Best winter cycling gloves
Cycling gloves are a year-round staple in a cyclist’s wardrobe, but which are the best gloves for winter? Our guide reveals all.
A good pair of cycling gloves can help you enjoy your rides in the colder months of the year. As the first body part to freeze on a ride, it’s crucial you keep your hands warm in winter for the safe operation of your bike.
The best winter cycling gloves balance bulk and dexterity. While you might think you need the thickest cycling gloves available, remember you need your hands to grip the handlebars, change gears, and operate the brakes. And how would you fix a mechanical in winter without your fingers freezing in the process?
As a crucial piece of winter clothing, gloves are one of the best investments you can make when it comes to cycling kit. Think about it: is there anything worse than cold hands when you’re riding? While feet have socks, shoes and overshoes to protect them from the cold, hands are a little trickier to keep warm.
Can I just use winter gloves I already own?
If you enjoy hiking, skiing and other outdoor pursuits, you might already own some pretty good winter gloves. You can always try these on your bike, but there is a reason cycling-specific winter gloves exist.
Cycling is different to other sports.
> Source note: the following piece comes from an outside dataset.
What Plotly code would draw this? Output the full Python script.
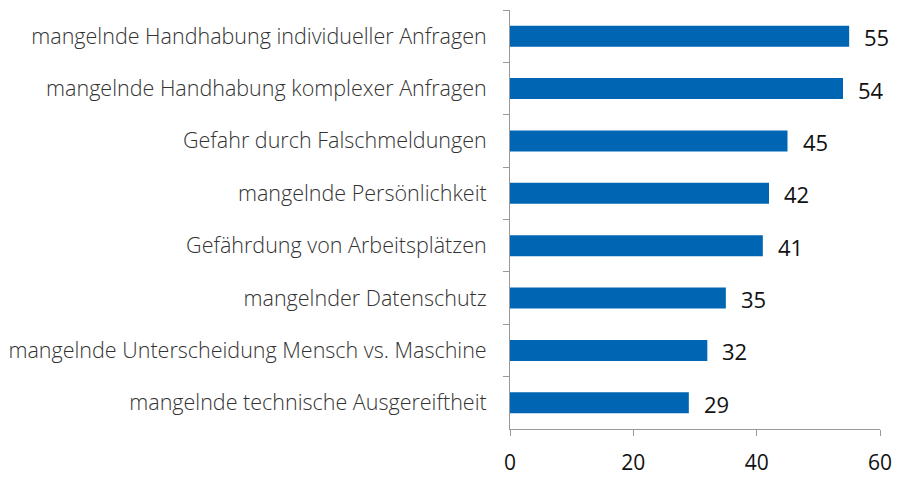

Your hands are in regular contact with the handlebars and you have to control your bike using levers and buttons. For this reason, bulky ski gloves will be too cumbersome to use if you’re switching gears, especially electronic gears. Thinner hiking or generic outdoor gloves may not stand the test of time with the frequent pressure of your hands gripping the bars.
Different winter conditions require different winter gloves
Not all cycling gloves were created equally. If you live in a temperate part of the world where the worst winters temperatures are somewhere between 5°C and 10°C then a thick pair of gloves is probably unnecessary
If you live closer to the poles or in the mountains, more insulation is a great idea. Long Alpine passes in winter or riding in bitterly cold winds require thicker gloves to keep the chill out.
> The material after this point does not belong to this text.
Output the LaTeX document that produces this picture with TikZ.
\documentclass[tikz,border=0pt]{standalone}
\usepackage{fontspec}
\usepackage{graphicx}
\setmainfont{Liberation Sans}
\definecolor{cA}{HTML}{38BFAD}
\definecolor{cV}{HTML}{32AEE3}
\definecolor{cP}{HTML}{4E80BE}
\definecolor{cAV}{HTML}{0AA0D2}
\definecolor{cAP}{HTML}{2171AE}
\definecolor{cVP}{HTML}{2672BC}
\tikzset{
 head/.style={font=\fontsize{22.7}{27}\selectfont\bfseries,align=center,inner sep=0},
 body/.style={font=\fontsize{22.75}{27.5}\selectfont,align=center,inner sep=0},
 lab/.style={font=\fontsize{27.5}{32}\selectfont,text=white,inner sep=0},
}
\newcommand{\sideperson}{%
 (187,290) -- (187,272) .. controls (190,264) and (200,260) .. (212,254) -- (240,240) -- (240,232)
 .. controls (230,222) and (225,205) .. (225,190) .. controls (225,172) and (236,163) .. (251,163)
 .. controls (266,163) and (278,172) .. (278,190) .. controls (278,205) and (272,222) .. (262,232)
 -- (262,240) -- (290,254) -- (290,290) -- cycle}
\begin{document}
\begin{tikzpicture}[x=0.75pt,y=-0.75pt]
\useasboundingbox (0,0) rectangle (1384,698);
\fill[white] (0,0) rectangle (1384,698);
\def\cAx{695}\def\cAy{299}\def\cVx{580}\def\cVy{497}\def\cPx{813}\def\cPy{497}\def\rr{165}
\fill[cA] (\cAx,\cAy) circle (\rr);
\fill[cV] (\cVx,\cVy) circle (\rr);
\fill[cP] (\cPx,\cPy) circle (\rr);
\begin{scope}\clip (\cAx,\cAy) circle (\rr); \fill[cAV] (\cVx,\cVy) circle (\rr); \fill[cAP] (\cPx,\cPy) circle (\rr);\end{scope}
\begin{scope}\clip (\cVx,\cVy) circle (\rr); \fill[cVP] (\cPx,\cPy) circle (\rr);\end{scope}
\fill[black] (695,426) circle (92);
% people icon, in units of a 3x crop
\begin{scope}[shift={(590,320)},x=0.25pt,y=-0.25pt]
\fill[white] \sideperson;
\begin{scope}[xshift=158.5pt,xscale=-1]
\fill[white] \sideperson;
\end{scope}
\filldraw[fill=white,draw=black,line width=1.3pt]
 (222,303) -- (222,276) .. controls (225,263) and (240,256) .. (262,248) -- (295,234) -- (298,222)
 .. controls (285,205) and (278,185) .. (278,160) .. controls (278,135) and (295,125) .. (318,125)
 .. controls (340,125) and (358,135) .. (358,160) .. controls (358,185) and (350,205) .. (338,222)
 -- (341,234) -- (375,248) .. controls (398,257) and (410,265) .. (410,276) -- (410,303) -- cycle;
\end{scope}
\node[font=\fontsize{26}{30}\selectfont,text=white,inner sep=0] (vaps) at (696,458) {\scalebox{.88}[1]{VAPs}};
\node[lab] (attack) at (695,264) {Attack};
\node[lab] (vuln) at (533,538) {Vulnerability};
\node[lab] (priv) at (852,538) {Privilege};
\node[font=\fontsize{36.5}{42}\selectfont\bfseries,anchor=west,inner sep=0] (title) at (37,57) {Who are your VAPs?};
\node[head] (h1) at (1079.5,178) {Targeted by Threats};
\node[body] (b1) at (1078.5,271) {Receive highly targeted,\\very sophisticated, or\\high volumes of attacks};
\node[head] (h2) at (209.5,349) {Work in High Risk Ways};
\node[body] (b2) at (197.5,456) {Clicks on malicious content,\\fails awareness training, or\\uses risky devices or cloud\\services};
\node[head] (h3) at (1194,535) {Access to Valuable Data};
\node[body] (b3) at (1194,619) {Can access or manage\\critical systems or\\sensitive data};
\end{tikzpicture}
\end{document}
Another factor to bear in mind is how much you personally feel the cold. Not all of us feel the cold to the same degree (pardon the pun) as each other. Research shows women feel the cold more so than men, so you may find yourself wearing thicker gloves than some of your riding friends as a result.
Finally, if it’s also raining or snowing, you need to look for gloves that offer a balance of the best waterproofing properties and insulation.
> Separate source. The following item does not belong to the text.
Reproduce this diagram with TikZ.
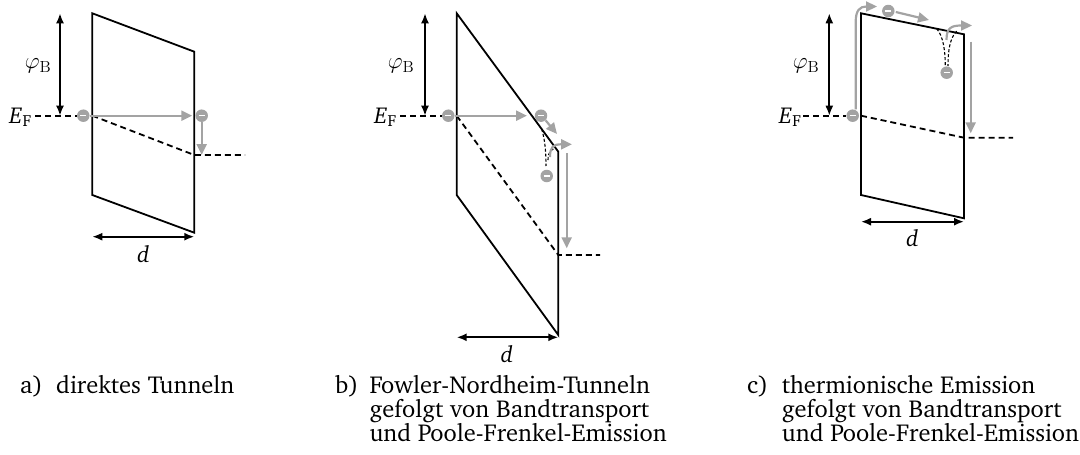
\RequirePackage{fix-cm}
\documentclass[tikz,border=0pt]{standalone}
\usepackage[T1]{fontenc}
\usepackage{charter}
\usetikzlibrary{arrows.meta}
\definecolor{egray}{RGB}{163,163,163}
\tikzset{
  bline/.style={black, line width=1.8pt, line join=miter},
  dline/.style={black, line width=1.8pt, dash pattern=on 6pt off 4pt},
  wline/.style={black, line width=1.1pt, dash pattern=on 3pt off 2pt},
  garrow/.style={egray, line width=2.2pt, -{Triangle[length=11pt,width=10pt]}},
  barrow/.style={black, line width=1.8pt, {Latex[length=10pt,width=8pt]}-{Latex[length=10pt,width=8pt]}},
  electron/.style={circle, fill=egray, minimum size=12.5pt, inner sep=0pt,
    path picture={\draw[white,line width=1.4pt]
      ([xshift=-3pt]path picture bounding box.center) --
      ([xshift=3pt]path picture bounding box.center);}},
  mlabel/.style={inner sep=0pt, font=\fontsize{23}{26}\selectfont},
  caption/.style={inner sep=0pt, anchor=base west, font=\fontsize{24.5}{24}\selectfont},
}
\newcommand{\EFlab}{\textit{E}\kern0.5pt\textsubscript{F}}
\begin{document}
\begin{tikzpicture}[x=1pt,y=-1pt]
\useasboundingbox (0,0) rectangle (1080,455);
% ---------------- panel a ----------------
\coordinate (a1) at (92.3,13.3);
\coordinate (a2) at (194.3,51.7);
\coordinate (a3) at (194.3,232.7);
\coordinate (a4) at (92.3,195);
\coordinate (aF) at (92.3,115.7);
\coordinate (aR) at (194.3,155);
\coordinate (aRe) at (245,155);
\coordinate (aLs) at (35,115.7);
\coordinate (aphT) at (60,13.3);
\coordinate (aphB) at (60,115.7);
\coordinate (adL) at (92.3,236.7);
\coordinate (adR) at (194.3,236.7);
\draw[bline] (a1) -- (a2) -- (a3) -- (a4) -- cycle;
\node[electron] (ea1) at (83.3,115.7) {};
\node[electron] (ea2) at (201.7,115.7) {};
\draw[dline] (aLs) -- (ea1.west);
\draw[dline] (aF) -- (aR) -- (aRe);
\draw[garrow] (ea1.east) -- ([xshift=-3pt]ea2.west);
\draw[garrow] (ea2.south) -- (ea2 |- aR);
\draw[barrow] (aphT) -- (aphB);
\draw[barrow] (adL) -- (adR);
\node[mlabel] (aphi) at (38,66) {$\varphi_{\mathrm{B}}$};
\node[mlabel, anchor=base east] (aEF) at (32,123) {\EFlab};
\node[mlabel, anchor=base] (ad) at (143.3,262) {\textit{d}};
% ---------------- panel b ----------------
\coordinate (b1) at (456.7,13.3);
\coordinate (b2) at (558.3,151.7);
\coordinate (b3) at (558.3,335);
\coordinate (b4) at (456.7,195);
\coordinate (bF) at (456.7,115.7);
\coordinate (bR) at (558.3,255);
\coordinate (bRe) at (600,255);
\coordinate (bLs) at (400,115.7);
\coordinate (bphT) at (425,13.3);
\coordinate (bphB) at (425,115.7);
\coordinate (bdL) at (456.7,337.3);
\coordinate (bdR) at (558.3,337.3);
\coordinate (bw1) at (541.7,129.1);
\coordinate (bw2) at (546,166);
\coordinate (bw3) at (548,160);
\coordinate (bw4) at (556,148.5);
\coordinate (bvT) at (566.7,153);
\coordinate (bvB) at (566.7,248.3);
\coordinate (bgS) at (550,157);
\coordinate (bgE) at (572,144.3);
\coordinate (bsE) at (557,134);
\draw[bline] (b1) -- (b2) -- (b3) -- (b4) -- cycle;
\node[electron] (eb1) at (448.3,115.7) {};
\node[electron] (eb2) at (541,115.7) {};
\node[electron] (eb3) at (546.7,176) {};
\draw[dline] (bLs) -- (eb1.west);
\draw[dline] (bF) -- (bR) -- (bRe);
\draw[garrow] (eb1.east) -- (527,115.7);
\draw[garrow] (eb2.south east) -- (bsE);
\draw[wline] (bw1) .. controls (545,140) and (546,152) .. (bw2);
\draw[wline] (bw3) .. controls (548,152) and (551,149) .. (bw4);
\draw[garrow] (bgS) .. controls (550,147) and (553,144.3) .. (bgE);
\draw[garrow] (bvT) -- (bvB);
\draw[barrow] (bphT) -- (bphB);
\draw[barrow] (bdL) -- (bdR);
\node[mlabel] (bphi) at (401,66) {$\varphi_{\mathrm{B}}$};
\node[mlabel, anchor=base east] (bEF) at (397,123) {\EFlab};
\node[mlabel, anchor=base] (bd) at (507,362.7) {\textit{d}};
% ---------------- panel c ----------------
\coordinate (c1) at (861,13.3);
\coordinate (c2) at (964,34.3);
\coordinate (c3) at (964,218.3);
\coordinate (c4) at (861,195);
\coordinate (cF) at (861,115.7);
\coordinate (cR) at (964,137.7);
\coordinate (cRe) at (1013,137.7);
\coordinate (cLs) at (803,115.7);
\coordinate (cphT) at (829.3,13.3);
\coordinate (cphB) at (829.3,115.7);
\coordinate (cdL) at (861,221.7);
\coordinate (cdR) at (964,221.7);
\coordinate (cw1) at (936.7,28.7);
\coordinate (cw2) at (945.3,66);
\coordinate (cw3) at (956.7,31.1);
\coordinate (cw4) at (948,66);
\coordinate (cuT) at (877,6.5);
\coordinate (cvT) at (970.7,41.7);
\coordinate (cvB) at (970.7,133.3);
\coordinate (ctE) at (929,20);
\coordinate (cgS) at (946.5,40);
\coordinate (cgE) at (972,25.5);
\draw[bline] (c1) -- (c2) -- (c3) -- (c4) -- cycle;
\node[electron] (ec1) at (852.7,115.7) {};
\node[electron] (ec2) at (888.3,11) {};
\node[electron] (ec3) at (946.7,72.7) {};
\draw[dline] (cLs) -- (ec1.west);
\draw[dline] (cF) -- (cR) -- (cRe);
\draw[garrow] ([xshift=3pt]ec1.north) -- (855.7,22) .. controls (855.7,10) and (860,6.5) .. (cuT);
\draw[garrow] ([xshift=1pt,yshift=-1pt]ec2.east) -- (ctE);
\draw[wline] (cw1) .. controls (943,36) and (945.3,50) .. (cw2);
\draw[wline] (cw3) .. controls (950,38) and (948,50) .. (cw4);
\draw[garrow] (cgS) .. controls (946.5,28) and (951,25.5) .. (cgE);
\draw[garrow] (cvT) -- (cvB);
\draw[barrow] (cphT) -- (cphB);
\draw[barrow] (cdL) -- (cdR);
\node[mlabel] (cphi) at (806,66) {$\varphi_{\mathrm{B}}$};
\node[mlabel, anchor=base east] (cEF) at (801.7,123) {\EFlab};
\node[mlabel, anchor=base] (cd) at (912.5,246.7) {\textit{d}};
% ---------------- captions ----------------
\node[caption] (la) at (20,393) {a)};
\node[caption] (ta1) at (56,393) {direktes Tunneln};
\node[caption] (lb) at (335,393) {b)};
\node[caption] (tb1) at (369.3,393) {Fowler-Nordheim-Tunneln};
\node[caption] (tb2) at (369.3,417) {gefolgt von Bandtransport};
\node[caption] (tb3) at (369.3,441) {und Poole-Frenkel-Emission};
\node[caption] (lc) at (747,393) {c)};
\node[caption] (tc1) at (781.7,393) {thermionische Emission};
\node[caption] (tc2) at (781.7,417) {gefolgt von Bandtransport};
\node[caption] (tc3) at (781.7,441) {und Poole-Frenkel-Emission};
\end{tikzpicture}
\end{document}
What are winter cycling gloves made of?
A lot of cycling gloves are predominantly constructed from synthetic materials. Occasionally you’ll find leather on the palms due to its hard-wearing qualities. Synthetic materials tend to resist moisture better than natural fibres and also have quick-drying properties. The latter is particularly useful if you’re on a multi-day bikepacking trip, when you need your gloves to dry out ready for the next day.
The materials on the palm are designed to help you grip the bars no matter the weather. You may also find extra padding to absorb vibrations from the road or trail. Extra padding can be useful for long-distance rides when you know you’ll spend a lot of time on the bike.
The top of the glove is where you’ll find windproof and water-resistant fabrics. It’s the most exposed part of the glove while you’re riding, so it’s important to create a solid barrier between your hands and the elements. Be aware that waterproof fabrics aren’t as breathable as water-resistant fabrics, which can result in sweaty but warm hands.
Other neat features on some gloves include a touch-screen-friendly pointer finger, so that you’re still able to use your GPS device and phone. The thumb area of the glove is sometimes made from towelling material to wipe your face easily.
Extra silicone grips on the fingertips is also common particularly for ensuring you hit the brakes when you need to when you’re out on your mountain bike or road bike.
Well-designed gloves take your whole journey into account. If you’re out on your city bike running errands around town, you need to be able to pack your pannier bags or lift your bike onto the train without fumbling around with your gloves - or worse, taking them off altogether.
Add warmth this winter
Don’t leave the house without a pair of winter cycling gloves even if the weather forecast reports mild temperatures. The wind and rain soon change how that feels in reality. Our advice: wear a great pair of winter cycling gloves and you’ll never dread the sub-zero temperatures again!